These roles can't authenticate over the wire — the platform activates them internally with SET ROLE after JWT validation. Without set_role, pgvpd would authenticate as app_user and then SET ROLE app_user, which has none of the existing policies. You'd have to duplicate every policy for the new role.

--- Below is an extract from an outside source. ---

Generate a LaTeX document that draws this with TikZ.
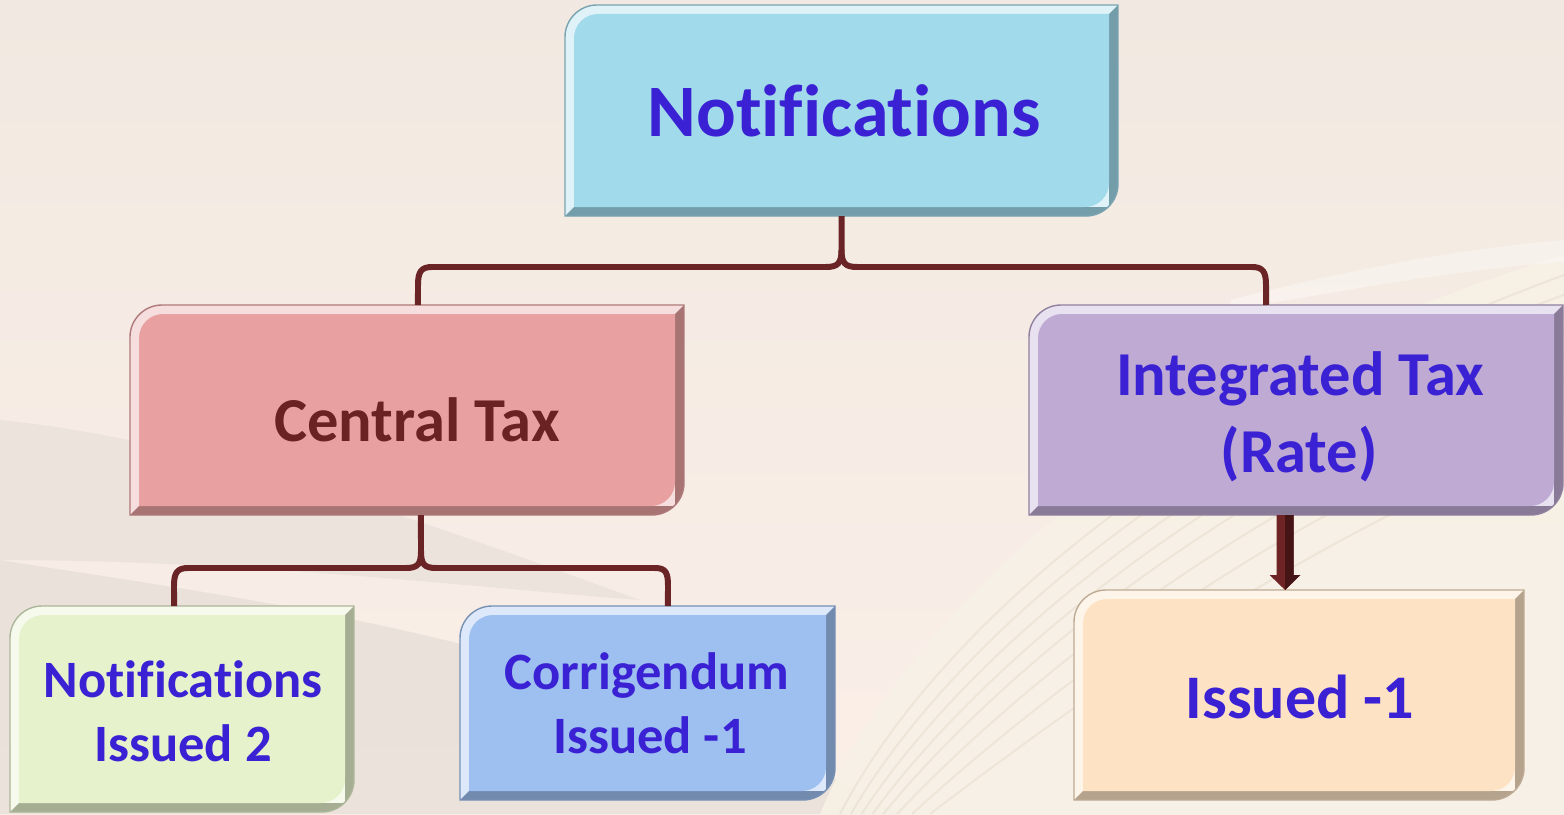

set_role eliminates this. Pgvpd authenticates as app_user (LOGIN) but switches to the platform's existing role:

# pgvpd.conf
set_role = authenticated
-- One-time setup: allow app_user to assume the role
GRANT authenticated TO app_user;

Now pgvpd injects:

SET app.current_tenant_id = 'acme';
SET ROLE authenticated;   -- not app_user

Every existing policy, grant, and RLS check works unchanged. app_user exists only to get through the TCP handshake. When set_role is not configured, pgvpd uses the rewritten username as before.

Superuser Bypass

Admin connections (e.g., postgres) are passed through without tenant extraction. Configure bypass usernames in pgvpd.conf:

superuser_bypass = postgres

Configuration

Option Default Env Var Description
port 6432 PGVPD_PORT Listen port
listen_host 127.0.0.1 PGVPD_HOST Bind address
upstream_host 127.0.0.1 PGVPD_UPSTREAM_HOST Postgres host
upstream_port 5432 PGVPD_UPSTREAM_PORT Postgres port
tenant_separator . PGVPD_TENANT_SEPARATOR Separator in username
context_variables app.current_tenant_id PGVPD_CONTEXT_VARIABLES Comma-separated session variables
value_separator : PGVPD_VALUE_SEPARATOR Separator for multiple values
superuser_bypass postgres PGVPD_SUPERUSER_BYPASS Bypass usernames (comma-separated)
log_level info PGVPD_LOG_LEVEL debug/info/warn/error
handshake_timeout 30 PGVPD_HANDSHAKE_TIMEOUT Max seconds for startup + auth + injection
tls_port (disabled) PGVPD_TLS_PORT TLS listen port (requires tls_cert + tls_key)
tls_cert PGVPD_TLS_CERT Path to PEM certificate for TLS termination
tls_key PGVPD_TLS_KEY Path to PEM private key for TLS termination
upstream_tls false PGVPD_UPSTREAM_TLS Connect to upstream Postgres over TLS
upstream_tls_verify true PGVPD_UPSTREAM_TLS_VERIFY Verify upstream TLS certificate
upstream_tls_ca PGVPD_UPSTREAM_TLS_CA Custom CA cert for upstream TLS
pool_mode none PGVPD_POOL_MODE none (passthrough) or session (pooling)
pool_size 20 PGVPD_POOL_SIZE Max upstream connections per (database, role)
pool_password PGVPD_POOL_PASSWORD Password clients must provide in pool mode
upstream_password PGVPD_UPSTREAM_PASSWORD Password pgvpd uses to authenticate upstream
pool_idle_timeout 300 PGVPD_POOL_IDLE_TIMEOUT Seconds idle before pooled connection is closed
pool_checkout_timeout 5 PGVPD_POOL_CHECKOUT_TIMEOUT Seconds to wait when pool is full
resolvers PGVPD_RESOLVERS Path to context resolver TOML file
set_role (login user) PGVPD_SET_ROLE Override SET ROLE target (e.g., authenticated)
tenant_allow (none) PGVPD_TENANT_ALLOW Comma-separated allow list (only these tenants)
tenant_deny (none) PGVPD_TENANT_DENY Comma-separated deny list (block these tenants)
tenant_max_connections (none) PGVPD_TENANT_MAX_CONNECTIONS Max concurrent connections per tenant
tenant_rate_limit (none) PGVPD_TENANT_RATE_LIMIT Max new connections per tenant per second
tenant_query_timeout (none) PGVPD_TENANT_QUERY_TIMEOUT Seconds of inactivity before connection terminated
admin_port (disabled) PGVPD_ADMIN_PORT HTTP port for admin API (health, metrics, status)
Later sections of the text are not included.